Beginning in the 1970s, the island underwent a major transformation, from a largely forested area, into a major harbor and industrial zone. During our tour, land was being cleared for new roads and many factories, many operated by Singaporean companies, were being built. Evidently, with its lower labor costs and special government incentives, the island’s economy benefits from being close to Singapore.

However, we weren’t shown any old government buildings, mosques, churches or temples as there didn’t seem to be any.  After our tour, our taxi driver brought us back to Sekupang Pier where we again boarded our fast ferry back to Finger Pier, arriving there by 10 PM. Upon arrival, we had a late dinner at a Burger King outlet before returning to our hotel.

Johor Bahru (Malaysia)

Upon reaching the Malaysian side, I cleared my entry to Johor Bahru at the Malaysia Customs and Immigration Office. Once past, I found myself along Jalan Tun Abdul Razak.  Here, a fenced historical marker with a plaque tells the story of the town.

Johor Bahru Historical Marker

Johor Bahru has a rich history that dates as early as the 16th century but its urbanization began in 1855. Sultan Abu Bakar (1862-1895), the 21st Sultan of Johor, transformed Johor Bahru from a fishing village into a thriving city.

Johor Bahru

Jalan Tun Abdul Razak and the adjoining  Jalan Trus has a number of shophouses, mostly built in the 1920’s,with great heritage value. Here, traders from Arab, India and China used to come to trade spices and tobacco. Also along Jalan Tun Abdul Razak is the Johor Bahru Railway Station.

On October 10, 2010, the spanking new JB Sentral railway station, along Jalan Tun Abdul Razak and Jalan Jim Quee, was opened. The old train station, located just 200 m. south of JB Sentral, has been decommissioned, its platform 2 and its tracks dismantled.  Only one track and platform remain.  There are plans for it to be preserved for a future Mini Railway Museum for the Southern Region.

Johor Bahru Railway Station

The relatively old Plaza Kotaraya shopping center, along Jalan Trus, is only 5 minutes walk from the Malaysia Customs and Immigration Office.  Across the street is the Arulmigu Sri Raja Mariamman Devasthanam Hindu Temple.  Built in 1922, it is one of the town’s oldest Hindu temples and has an impressive gopuram (entrance tower).
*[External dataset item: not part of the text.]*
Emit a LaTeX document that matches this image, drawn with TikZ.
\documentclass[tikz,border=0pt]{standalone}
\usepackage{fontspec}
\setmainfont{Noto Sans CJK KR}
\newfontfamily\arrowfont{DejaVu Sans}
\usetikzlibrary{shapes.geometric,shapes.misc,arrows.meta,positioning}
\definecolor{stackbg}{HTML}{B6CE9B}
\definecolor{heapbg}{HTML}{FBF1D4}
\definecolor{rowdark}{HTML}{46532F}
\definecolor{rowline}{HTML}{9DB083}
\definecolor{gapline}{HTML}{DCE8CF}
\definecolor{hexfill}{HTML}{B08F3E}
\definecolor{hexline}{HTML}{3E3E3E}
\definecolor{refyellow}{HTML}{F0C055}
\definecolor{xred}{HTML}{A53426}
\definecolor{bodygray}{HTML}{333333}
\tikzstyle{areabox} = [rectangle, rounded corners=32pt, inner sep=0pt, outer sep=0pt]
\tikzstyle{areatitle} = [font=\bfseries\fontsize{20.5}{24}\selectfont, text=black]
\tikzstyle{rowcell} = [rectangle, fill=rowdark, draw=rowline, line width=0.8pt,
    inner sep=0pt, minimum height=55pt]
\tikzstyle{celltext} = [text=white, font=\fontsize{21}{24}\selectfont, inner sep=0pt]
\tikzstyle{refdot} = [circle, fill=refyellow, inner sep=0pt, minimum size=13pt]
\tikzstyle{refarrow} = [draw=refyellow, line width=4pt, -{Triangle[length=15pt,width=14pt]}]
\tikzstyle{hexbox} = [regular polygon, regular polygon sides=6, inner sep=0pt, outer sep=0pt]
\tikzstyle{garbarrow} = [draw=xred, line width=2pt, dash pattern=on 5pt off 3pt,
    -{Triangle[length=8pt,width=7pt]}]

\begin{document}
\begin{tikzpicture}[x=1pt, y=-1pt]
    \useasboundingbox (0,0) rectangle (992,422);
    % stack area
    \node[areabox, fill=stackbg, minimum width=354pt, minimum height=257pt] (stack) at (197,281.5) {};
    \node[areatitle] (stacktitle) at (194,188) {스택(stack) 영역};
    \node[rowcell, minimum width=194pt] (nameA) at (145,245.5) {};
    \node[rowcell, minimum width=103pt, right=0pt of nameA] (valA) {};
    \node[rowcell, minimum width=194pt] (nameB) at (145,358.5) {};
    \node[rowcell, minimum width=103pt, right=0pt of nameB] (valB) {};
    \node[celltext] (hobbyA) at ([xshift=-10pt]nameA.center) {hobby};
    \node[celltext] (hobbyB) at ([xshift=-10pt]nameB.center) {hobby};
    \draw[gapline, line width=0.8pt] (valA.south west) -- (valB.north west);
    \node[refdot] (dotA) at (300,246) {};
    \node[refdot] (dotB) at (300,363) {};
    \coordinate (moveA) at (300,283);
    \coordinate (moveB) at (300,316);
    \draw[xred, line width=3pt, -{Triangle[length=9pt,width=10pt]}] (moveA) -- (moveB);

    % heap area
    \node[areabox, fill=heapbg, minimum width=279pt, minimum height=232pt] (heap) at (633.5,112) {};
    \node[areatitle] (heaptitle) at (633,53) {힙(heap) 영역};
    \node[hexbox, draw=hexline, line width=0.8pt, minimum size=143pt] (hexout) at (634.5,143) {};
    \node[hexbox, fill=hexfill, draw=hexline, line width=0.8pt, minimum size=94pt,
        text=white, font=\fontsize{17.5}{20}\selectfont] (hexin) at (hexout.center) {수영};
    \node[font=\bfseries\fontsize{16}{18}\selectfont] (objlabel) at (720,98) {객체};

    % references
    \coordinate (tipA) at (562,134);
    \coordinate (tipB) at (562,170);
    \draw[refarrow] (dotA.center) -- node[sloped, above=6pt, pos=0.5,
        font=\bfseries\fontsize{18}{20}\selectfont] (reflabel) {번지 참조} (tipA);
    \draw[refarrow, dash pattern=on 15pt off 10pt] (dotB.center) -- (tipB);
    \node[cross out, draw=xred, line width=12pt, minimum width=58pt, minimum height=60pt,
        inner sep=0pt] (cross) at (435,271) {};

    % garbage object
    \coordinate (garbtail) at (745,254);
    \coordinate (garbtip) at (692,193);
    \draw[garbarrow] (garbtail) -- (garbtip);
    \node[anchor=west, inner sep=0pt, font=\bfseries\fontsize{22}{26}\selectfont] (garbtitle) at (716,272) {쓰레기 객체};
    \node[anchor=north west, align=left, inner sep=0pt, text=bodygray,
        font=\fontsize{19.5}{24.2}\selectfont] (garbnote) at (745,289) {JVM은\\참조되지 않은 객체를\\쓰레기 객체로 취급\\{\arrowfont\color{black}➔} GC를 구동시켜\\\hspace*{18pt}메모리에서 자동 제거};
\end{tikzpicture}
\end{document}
The Arulmigu Sri Raja Mariamman Devasthanam Hindu Temple was rebuilt and was officially reopened in 1996. In 2009, the temple was embellished with an impressive mosaic of 300,000 pieces of red, blue, yellow, green, purple and white glass (completed in October 2009) and, on May 12, 2010, the temple was listed in the Malaysian Book of Records as the first and only glass temple in the nation.

Arulmigu Sri Raja Mariamman Devasthanam Hindu Temple and Plaza Kotaraya Shopping Center

After this relatively short walking tour of Johor Bahru, I retraced my steps back to the Malaysia Customs and Immigration Office to clear my departure and, this time, took a bus back to the Queen Street Bus Terminal in Singapore.

Arulmigu Sri Raja Mariamman Devasthanam Hindu Temple: 22 Lorong 1, Jalan Tebrau, Johor Bahru, Malaysia.

The Causeway (Singapore)

Singapore Customs and Immigration Office

Upon arrival at the Queen St. Bus Terminal, I took the SBS (Singapore Bus Service) Transit’s service 170.  These public buses provide one of the cheapest and most reliable form of transport directly into the heart of Johor Bahru, across the causeway over the Straits of Johor, from Singapore. The Johor-Singapore Causeway, completed in 1923 after 4 years of construction, was partially destroyed in 1942 during World War II, to prevent the Japanese army from invading Singapore. However, it was rebuilt once the Japanese had captured the island.

Huge Water Pipes, Railway Track as well as Roads Line the Johor-Singapore Causeway

Very popular but terminally congested, the causeway is crossed by buses, trains, taxis and cars and is normally jam-packed on Friday evenings (towards Malaysia) and Sunday evenings (towards Singapore).  However, it was the Qing Ning holiday (similar to our All Saints Day) and the bus queue was very long going to Johor. Seeing the traffic, I decided to alight from the bus and just walked towards the Singapore Customs & Immigration Office at Woodlands for the necessary departure clearance.

A second crossing, between Johor Bahru and western Singapore, was open on January 2, 1998. Known as the Tuas Second Link, it is much faster and less congested than the Causeway and  is used by some of the luxury bus services to Kuala Lumpur.

Traffic Along the Johor-Singapore Causeway

I also decided to just walk the whole 1 km. length of the Causeway to the Malaysian side.  It seems I was the only one doing so. Along the way, I noticed, aside from the huge traffic jam, the huge water pipes as well as the railway track between the two sides of the Causeway. I was dripping with sweat by the time I reached the other side.

In December 2008, immediately after the opening of the new Johor Bahru CIQ complex, crossing the Causeway, on foot, from Singapore to Johor Bahru was officially forbidden by the Singapore authorities. Once you have cleared Singapore immigration at the Woodlands Checkpoint, you have to take any of the public or private buses waiting at the bus bays downstairs to cross the Causeway. There is always a Singapore police officer stationed at the staircase entrance to the Causeway to prevent anyone from crossing the Causeway on foot.